On se souvient d’une première mobilisation dès la rentrée dernière…
Elle s’est prolongée et a obtenu gain de cause : le ministre de l’Education nationale a retiré des questionnaires – et donc des fichiers informatiques (ce qu’on appelle la « base élèves » – les données jugées douteuses. Problème : certaines des données supprimées servent aussi à comprendre comment marche – ou comment ne marche pas – le système éducatif.

C’est le cas des informations sur les catégories socio-professionnelles des parents, qui viennent d’être supprimées de cette « base élèves »…
Oui.

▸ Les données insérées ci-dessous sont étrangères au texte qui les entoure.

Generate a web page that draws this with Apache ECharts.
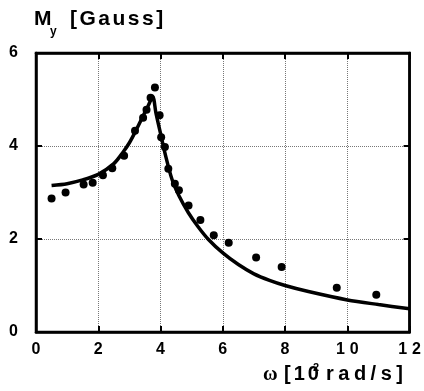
<!DOCTYPE html>
<html>
<head>
<meta charset="utf-8">
<script src="https://cdn.jsdelivr.net/npm/echarts@6/dist/echarts.min.js"></script>
<style>
  html, body { margin: 0; padding: 0; background: #fff; }
  #chart { width: 424px; height: 391px; }
</style>
</head>
<body>
<div id="chart"></div>
<script>
// measured points (omega in 10^2 rad/s, My in Gauss)
var pointsX = [0.50, 0.95, 1.53, 1.82, 2.15, 2.45, 2.83, 3.18, 3.44, 3.55, 3.68, 3.82, 3.97, 4.02, 4.14, 4.25, 4.46, 4.59, 4.90, 5.28, 5.71, 6.19, 7.07, 7.89, 9.66, 10.93];
var pointsY = [2.87, 3.00, 3.17, 3.21, 3.37, 3.52, 3.79, 4.33, 4.61, 4.78, 5.04, 5.26, 4.66, 4.19, 3.98, 3.51, 3.19, 3.05, 2.72, 2.41, 2.08, 1.92, 1.60, 1.40, 0.95, 0.80];

// theory curve
var curveX = [0.5, 1.0, 1.5, 2.0, 2.5, 2.8, 3.0, 3.2, 3.45, 3.6, 3.75, 3.85, 4.0, 4.16, 4.37, 4.6, 4.9, 5.2, 5.54, 6.0, 6.5, 7.0, 7.5, 8.0, 8.75, 10.0, 11.0, 12.0];
var curveY = [3.15, 3.19, 3.27, 3.39, 3.62, 3.87, 4.07, 4.32, 4.66, 4.86, 5.06, 4.72, 4.27, 3.80, 3.28, 2.92, 2.56, 2.27, 1.99, 1.70, 1.45, 1.25, 1.11, 1.00, 0.87, 0.69, 0.59, 0.50];

var xTicks = { min: 0, max: 12, interval: 2 };
var yTicks = { min: 0, max: 6, interval: 2 };

var FONT = '"Liberation Sans", Arial, sans-serif';

function zip(a, b) {
  var out = [];
  for (var i = 0; i < a.length; i++) out.push([a[i], b[i]]);
  return out;
}

// wrap each character in a rich-text style so letters get spread apart
function spaced(str, key) {
  return str.split('').map(function (c) { return '{' + key + '|' + c + '}'; }).join('');
}

var chart = echarts.init(document.getElementById('chart'), null, { renderer: 'canvas' });

var axisCommon = {
  type: 'value',
  axisLine: { show: true, onZero: false, lineStyle: { color: '#000', width: 2.5 } },
  axisTick: { show: true, inside: true, length: 6, lineStyle: { color: '#000', width: 2 } }
};

var option = {
  backgroundColor: '#fff',
  animation: false,
  grid: {
    left: 36, right: 11, top: 53, bottom: 59,
    show: true, borderColor: '#000', borderWidth: 2.5
  },
  xAxis: [
    Object.assign({}, axisCommon, {
      position: 'bottom',
      min: xTicks.min, max: xTicks.max, interval: xTicks.interval,
      splitLine: { show: true, lineStyle: { color: '#777', type: 'dotted', width: 1 } },
      axisLabel: {
        color: '#000', fontFamily: FONT, fontWeight: 'bold', fontSize: 16, margin: 10,
        formatter: function (v) {
          if (v >= 10) {
            var s = String(v);
            return '{a|' + s[0] + '}{b|' + s[1] + '}';
          }
          return String(v);
        },
        rich: {
          a: { color: '#000', fontFamily: FONT, fontWeight: 'bold', fontSize: 16 },
          b: { color: '#000', fontFamily: FONT, fontWeight: 'bold', fontSize: 16, padding: [0, 0, 0, 5] }
        }
      }
    }),
    Object.assign({}, axisCommon, {
      position: 'top',
      min: xTicks.min, max: xTicks.max, interval: xTicks.interval,
      splitLine: { show: false },
      axisLabel: { show: false }
    })
  ],
  yAxis: [
    Object.assign({}, axisCommon, {
      position: 'left',
      min: yTicks.min, max: yTicks.max, interval: yTicks.interval,
      splitLine: { show: true, lineStyle: { color: '#777', type: 'dotted', width: 1 } },
      axisLabel: { color: '#000', fontFamily: FONT, fontWeight: 'bold', fontSize: 16, margin: 18 }
    }),
    Object.assign({}, axisCommon, {
      position: 'right',
      min: yTicks.min, max: yTicks.max, interval: yTicks.interval,
      splitLine: { show: false },
      axisLabel: { show: false }
    })
  ],
  graphic: [
    // y axis title: M_y [Gauss]
    { type: 'text', left: 34, top: 9, style: { text: 'M', font: 'bold 21px ' + FONT, fill: '#000' } },
    { type: 'text', left: 50, top: 26, style: { text: 'y', font: 'bold 12px ' + FONT, fill: '#000' } },
    {
      type: 'text', left: 70, top: 9,
      style: {
        text: spaced('[Gauss]', 'g'),
        fill: '#000',
        rich: { g: { font: 'bold 21px ' + FONT, fill: '#000', padding: [0, 2.5, 0, 0] } }
      }
    },
    // x axis title: omega [10^2 rad/s]
    { type: 'text', left: 263, top: 365, style: { text: 'ω', font: 'bold 20px "Liberation Serif", serif', fill: '#000' } },
    {
      type: 'text', left: 284, top: 364,
      style: {
        text: spaced('[10', 'c'),
        fill: '#000',
        rich: { c: { font: 'bold 20px ' + FONT, fill: '#000', padding: [0, 3, 0, 0] } }
      }
    },
    { type: 'text', left: 313, top: 362, style: { text: '2', font: 'bold 11px ' + FONT, fill: '#000' } },
    {
      type: 'text', left: 326, top: 364,
      style: {
        text: spaced('rad/s]', 'r'),
        fill: '#000',
        rich: { r: { font: 'bold 20px ' + FONT, fill: '#000', padding: [0, 4.5, 0, 0] } }
      }
    }
  ],
  series: [
    {
      name: 'theory',
      type: 'line',
      data: zip(curveX, curveY),
      showSymbol: false,
      smooth: 0.3,
      lineStyle: { color: '#000', width: 3.5 },
      z: 2
    },
    {
      name: 'measured',
      type: 'scatter',
      data: zip(pointsX, pointsY),
      symbol: 'circle',
      symbolSize: 8,
      itemStyle: { color: '#000', opacity: 1 },
      z: 3
    }
  ]
};

chart.setOption(option);
</script>
</body>
</html>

Or c’est à partir de ces données que l’on peut prouver par exemple qu’un enfant de médecin réussit mieux qu’un enfant d’ouvrier ; en quoi est-ce important : eh bien parce que cela permet de mesurer les avancées ou les reculs de ce qu’on appelle couramment « l’ascenseur social » . Sans ces données, la recherche en éducation sera aveugle, plaident les sociologues.

Et les données relatives à la nationalité ?
Les chercheurs admettent que collecter ces données peut constituer un risque mais le raisonnement est le même : si on se prive de la possibilité de suivre les parcours scolaires des enfants immigrés ou issus de l’immigration, eh bien on se prive de données scientifiques pour savoir par exemple si l’intégration par l’école fonctionne.

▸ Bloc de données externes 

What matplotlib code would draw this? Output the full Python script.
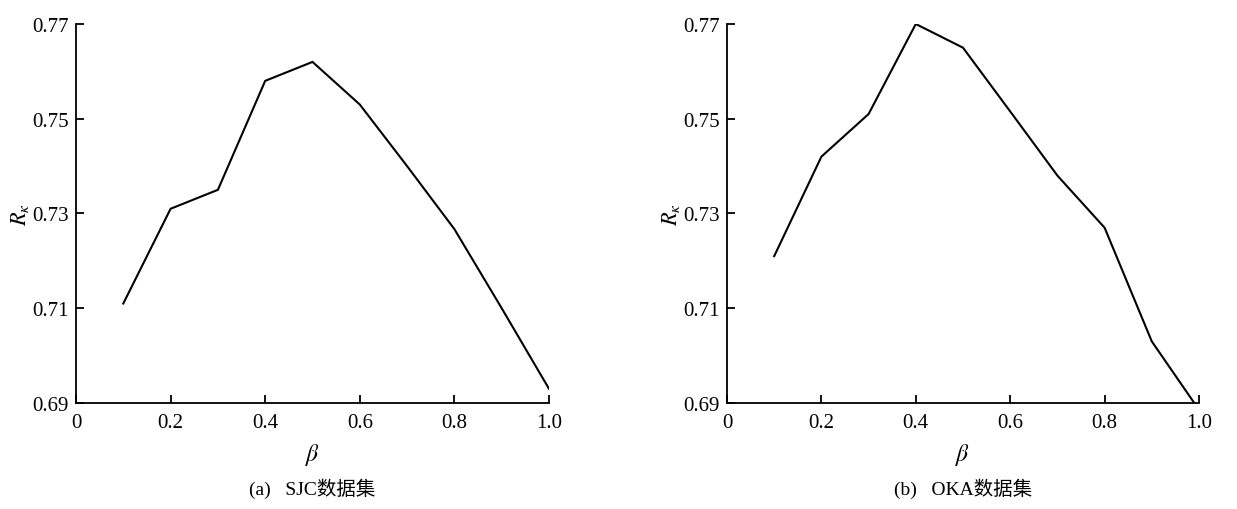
import matplotlib
matplotlib.use("Agg")
import matplotlib.pyplot as plt

beta = [0.1, 0.2, 0.3, 0.4, 0.5, 0.6, 0.7, 0.8, 0.9, 1.0]
beta_oka = [0.1, 0.2, 0.3, 0.4, 0.5, 0.607, 0.7, 0.8, 0.9, 0.99]
sjc = [0.711, 0.731, 0.735, 0.758, 0.762, 0.753, 0.740, 0.7267, 0.7100, 0.693]
oka = [0.721, 0.742, 0.751, 0.770, 0.765, 0.7506, 0.738, 0.727, 0.703, 0.690]
xticks = [0, 0.2, 0.4, 0.6, 0.8, 1.0]
xticklabels = ["0", "0.2", "0.4", "0.6", "0.8", "1.0"]
yticks = [0.69, 0.71, 0.73, 0.75, 0.77]
yticklabels = ["0.69", "0.71", "0.73", "0.75", "0.77"]
captions = ["(a)   SJC数据集", "(b)   OKA数据集"]

plt.rcParams['font.family'] = ['Liberation Serif', 'Noto Sans CJK SC']
plt.rcParams['mathtext.fontset'] = 'stix'

fig = plt.figure(figsize=(12.37, 5.10), dpi=100)
W, H = 1237, 510
axes_px = [(76, 549), (727, 1199)]
top_px, bot_px = 25, 404

for (x0, x1), xs, ys in zip(axes_px, [beta, beta_oka], [sjc, oka]):
    ax = fig.add_axes([x0 / W, 1 - bot_px / H, (x1 - x0) / W, (bot_px - top_px) / H])
    ax.plot(xs, ys, color='black', lw=1.5, solid_joinstyle='miter')
    ax.set_xlim(0, 1.0)
    ax.set_ylim(0.69, 0.77)
    ax.set_xticks(xticks)
    ax.set_xticklabels(xticklabels)
    ax.set_yticks(yticks)
    ax.set_yticklabels(yticklabels)
    for s in ['top', 'right']:
        ax.spines[s].set_visible(False)
    for s in ['left', 'bottom']:
        ax.spines[s].set_linewidth(1.3)
    ax.tick_params(direction='in', length=6, width=1.3, labelsize=15)
    ax.tick_params(axis='x', pad=7)
    ax.tick_params(axis='y', pad=5)
    ax.set_xlabel(r'$\beta$', fontsize=17, labelpad=7)
    ax.set_ylabel(r'$R_{\kappa}$', fontsize=16, labelpad=1)

for (x0, x1), cap in zip(axes_px, captions):
    fig.text((x0 + x1) / 2 / W, 1 - 489 / H, cap, ha='center', va='center',
             fontsize=14, family=['Liberation Serif', 'Noto Sans CJK SC'])

fig.savefig('out.png', dpi=100)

Mais on ne pouvait pas le faire puisque les fichiers ethniques sont interdits…
Oui. Et c’est un problème. Sauf à procéder comme l’avait fait le sociologue Georges Felouzis pour démontrer les effets de ségrégation ethniques dans les collèges à Bordeaux. Il était parti des prénoms des élèves pour évaluer la réalité de ces phénomènes – et il en avait tiré un livre édifiant intitulé L’apartheid scolaire. Mais à l’époque sa méthode avait été critiquée. Il se contentait pourtant d’essayer d’objectiver quelque chose que l’on peut voir tout simplement en faisant la sortie de certains établissements : il existe en France des collèges et des lycées quasi homogènes bien que recrutant leurs élèves dans des zones hétérogènes.

Notes

[1Spécialiste de l’éducation, Emmanuel Davidenkoff est rédacteur en chef du site phosphore.com, pour les lycéens et les parents.